Designs are varied, but most common are animals, very often in fantastic versions with wings, and the Master of Animals. Other subjects include charioteers, and a subject with two figures flanking a tree-like object. Many examples survive as single plates, perhaps separated after they were dug up. The common story that the pieces were often found placed underneath the heads of men in burials seems not to be true. Most pieces were found in unrecorded contexts, but one example of a Luristan horse burial is known; it is unclear if it was from the same period.
Though horse riding was very common among Near Eastern elites by this date, who all used some type of bit, this large style of cheekpiece is only found in Luristan. The rigid single-piece mouthpiece bar, secured by bent back ends, is also unusual; elsewhere more flexible mouthpieces are found. Many pieces have small spikes on the reverse of the plates; it is thought these were either used to control the horse, or to fix backing pads of softer material.
Large decorated pin heads are the third common and distinctive type of Luristan bronzes, falling into two distinct groups: sculptural and openwork designs, many using the iconographic repertoire of other types of objects, and flat, normally round, disk heads. Their use is uncertain; they were probably both used as votive offerings, as the numbers found in the excavated temple at Surkh Dum suggests, but also worn as decoration or for fastening clothes. Other uses have been suggested. These have not been found in excavated tombs. Pin heads in bone and faience were also found at Surkh Dum.

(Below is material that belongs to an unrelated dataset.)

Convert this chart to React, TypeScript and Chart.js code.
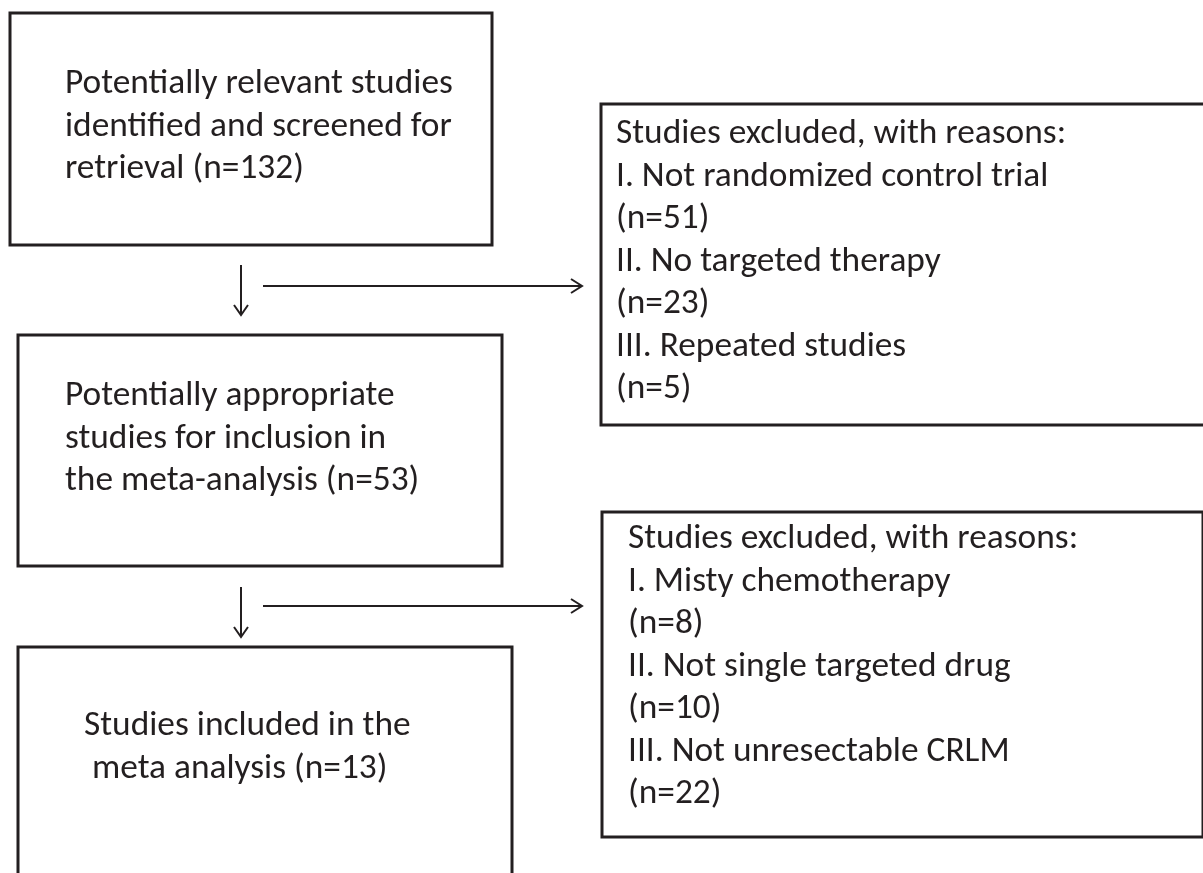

The disk-headed pins are made from sheet metal by repoussé and chasing work, engraving and other techniques, so differing from the types described above, which are cast. Many designs centre on a large face, and in general humans predominate over animals in their decoration, another difference to the other types. The diameter of the disk is typically between 6 and 9 centimetres, and the whole pin and head up to about 20 centimetres. Similar large face designs are found on some other plaques of uncertain purpose.
The faces are mostly rounded to fill a circular space, and may be intended as female. They lack beards, and some full figures are clearly female, sitting with open legs displaying a vulva, perhaps shown in childbirth; in other pins this is clearly the case. These pieces were presumably votives for fertility. The eyes are sometimes inlaid in white, with a black dot for the pupil. The face may occupy most of the disk, or be small, at the centre of a wide border with other subjects. Other designs feature a wide range of subjects, with some purely decorative motifs, and others featuring some complex, mainly religious, scenes with many figures ("odd-looking demons and animals apparently involved in cultic and mythological activities", as Muscarella describes them).
Other types include bronzes centred on a large ring, mostly decorated with animals in way similar to the finials and cheekpieces. These perhaps were part of horse-harnesses. Large socketed pieces are assumed to be handles for whetstones. Other pieces made from sheet metal include sheets for the front covers of quivers, typically divided vertically into registers with small scenes. There are cups and situlae, both with rounded bottoms. Weapons are common, including a type of "spiked axehead" with spreading strips or spikes behind the axehead; these are also found in miniature votive versions. Some examples seem to have had "spikes" that were designed to be functional in combat, others perhaps not. A kind of long "halberd-axe" has the head of an animal perched at the top of the blade, and spikes on the other side. Pieces of bronze jewellery such as rings, bracelets pendants and arm or anklets are also found.